To say that our top three critics don't always see eye-to-eye would be an understatement, but they can all agree on at least one thing: "The Grand Budapest Hotel" is one of Wes Anderson's best movies, and one of the strongest entries in a year that has so far offered no shortage of cinematic excellence. Also mentioned by at least one critic: a steamy gay-cruising thriller, a hotly debated biblical epic, and two staggeringly ambitious magnum opuses that clocked in at more than four hours apiece. There will be many more hours (and weeks, and months) of moviegoing to come before they have their final say on the year in movies, but at the moment, 2014 is off to an excellent start.
Here, listed in alphabetical order, are our critics' picks for the best films released theatrically from January to June 2014:
Re-reading my Variety review of "Moonrise Kingdom," I found the line, "While (Wes) Anderson is essentially a miniaturist, making dollhouse movies about meticulously appareled characters in perfectly appointed environments, each successive film finds him working on a more ambitious scale." His latest is the apotheosis of that aesthetic -- a nested series of stories as complex and intricately detailed as fine Swiss clockwork, given soul by the great Ralph Fiennes.
"How to Train Your Dragon 2"
Between this and "The Lego Movie," we've been spoiled by great animation this year. My expectations were sky-high for the follow-up to DreamWorks cartoon coming-of-ager, and writer-director Dean DeBlois exceeded them, delivering a sequel with integrity, one that respects and expands upon the original while aging the characters five years -- a rarity in a medium where Bart Simpson has spent the last 25 years repeating Mrs. Krabappel's fourth-grade class.
What an exhilarating experiment: Using just one actor (Tom Hardy), one location (a moving BMW) and a series of phone calls as his script, writer-director Steven Knight has crafted a gripping character-driven drama. It's the polar opposite of all the comicbook movies hogging screens these days, not simply for its lack of visual effects and spandex suits, but because "Locke" recognizes that a flawed human being is infinitely more interesting than a superhero.
"Stranger by the Lake"
As sexy Euro thrillers go, this one might have seemed too steamy to see in theaters, but I urge viewers to catch up with it at home. Nominated for the French equivalent of the Oscar, this tense Hitchcockian psychodrama is set entirely at a gay cruising ground and doesn't shy away from what happens in the bushes -- or the heads of the men seeking connection there.
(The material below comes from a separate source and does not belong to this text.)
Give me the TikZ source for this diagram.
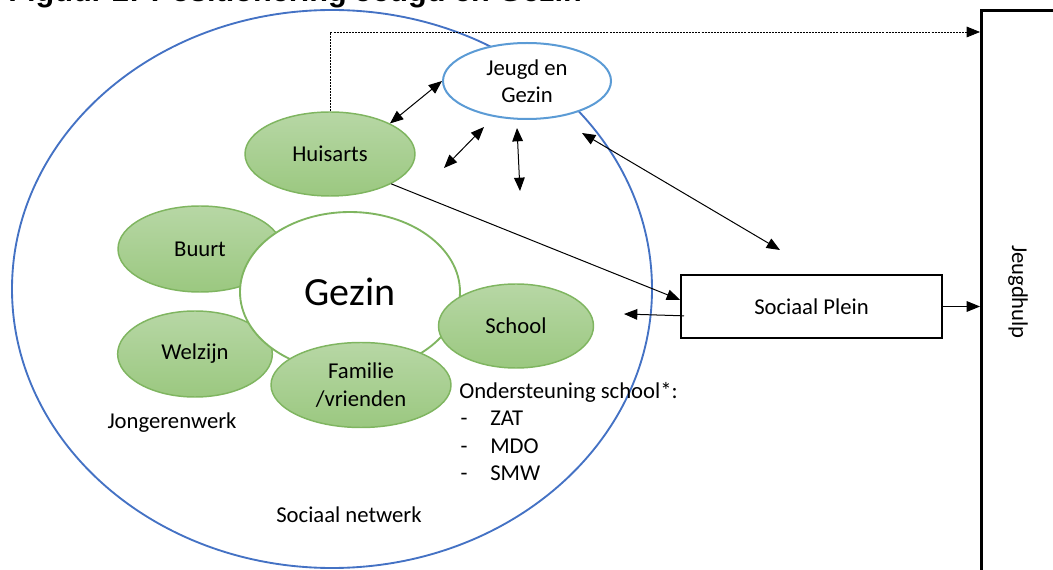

Granted, it's more glamorous to watch young people fall in love for the first time, though there's something immensely satisfying about observing how a trip to Paris challenges and ultimately rekindles the spark for a fuddy-duddy older couple. I'm embarrassed to admit I was unfamiliar with leading lady Lindsay Duncan, who's been acting for nearly four decades and yet gives a revelatory performance opposite Jim Broadbent (and a very funny Jeff Goldblum).
Wes Anderson's ambitious chronicle of an imaginary Europe in the lull between two not-so-imaginary wars is, unsurprisingly, a marvel of technology and design, with its round-robin aspect ratios, ingenious use of miniatures and a luxe hotel worthy of Thomas Mann. But the triumph of Anderson's film is that it is equally rich -- and finally, terribly moving -- in its sense of an irrecoverable past, first loves, true friendships and small acts of heroism.